To Restate Or Not To Restate – That Is The Question

Professor Berry tangentially raises the above question in a post today on the Wills, Trusts & Estates Prof Blog via his telling of the case of Soefje v. Jones, 270 S.W.3d 617 (Tex. App.—San Antonio 2008, no pet. h.).

The case pits brother against sister in a dispute over the meaning of a trust amendment to dad’s trust.  “Brother argued that the amendment only added to the property to which Sister was entitled under the original trust instrument but left the property to which he was entitled intact.  On the other hand, Daughter claimed that the amendment revoked the entire property distribution provided for in the original trust causing property originally given to Brother to pass under the trust’s residuary clause permitting her to share in that property.” Sounds like brother was being reasonable, sister was being greedy.  But I haven’t read the trust yet folks so shelve the mail bombs.

Daughter won.  Brother appealed.  Appellate Court reversed:

The court began its analysis by recognizing that a trust amendment does not revoke a provision of the original trust “unless the words used in the amendment clearly show the [settlor’s] intent to revoke the trust.”  Soefje at 629.  The court studied the trust and the amendment and held as a matter of law that the instruments are unambiguous.  The amendment merely added to Sister’s entitlement by giving her certain properties to which Brother was originally entitled under the original trust.  The amendment did not act to revoke gifts of other property to Brother.

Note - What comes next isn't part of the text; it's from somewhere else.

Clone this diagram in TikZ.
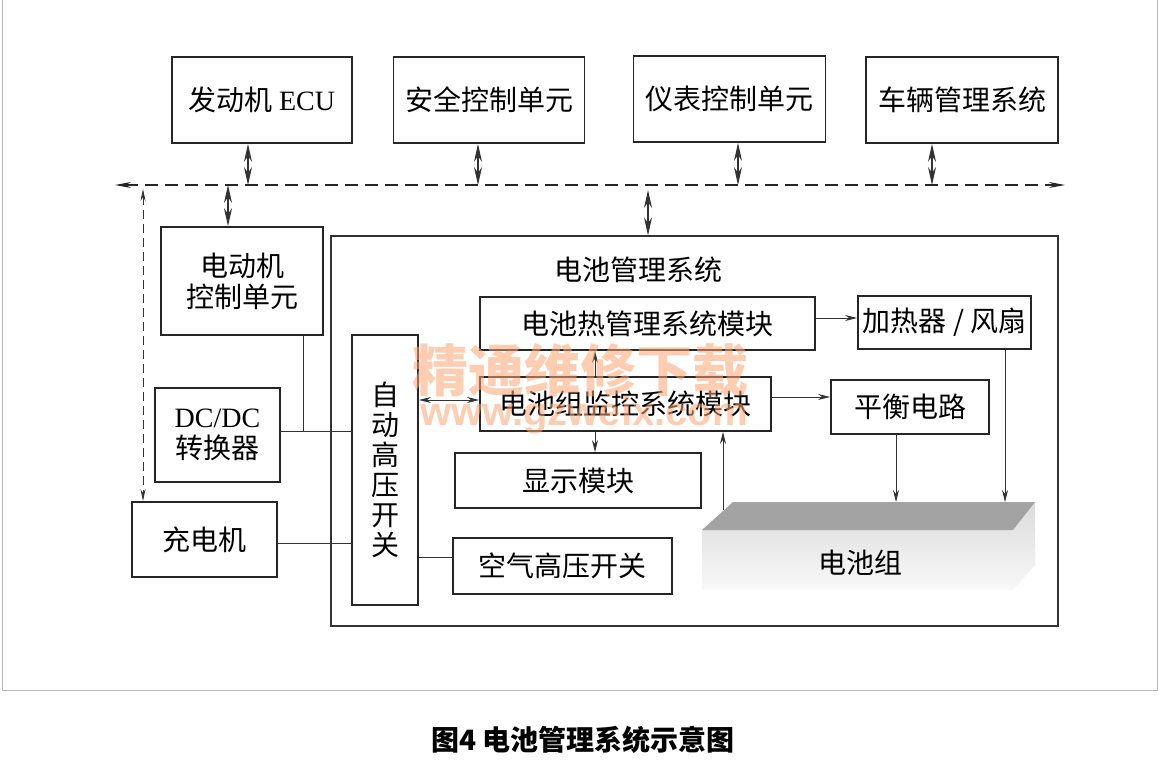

The case is interesting in and of itself but its more useful as a tale of the trouble with amending one’s trust.  If you want to substitute a fiduciary, amend how qualified assets are handled, even expand/reduce the fiduciary’s authority, an amendment can be fine.  But they’re tricky.  They muddle the Grantor’s original intent which is drawn from the whole of the original document, its one more piece of paper for you to lose as the years pass and they’re usually more expensive than the change alone is worth.

The question therefore is, do you amend the trust?  Or do you restate the trust in its entirety?

More often, I’m a fan of the latter option.  The sanctity of the single document is maintained and you lessen – to the extent possible – the likelihood of interpretive litigation.  Also, believe it or not, the cost is about the same.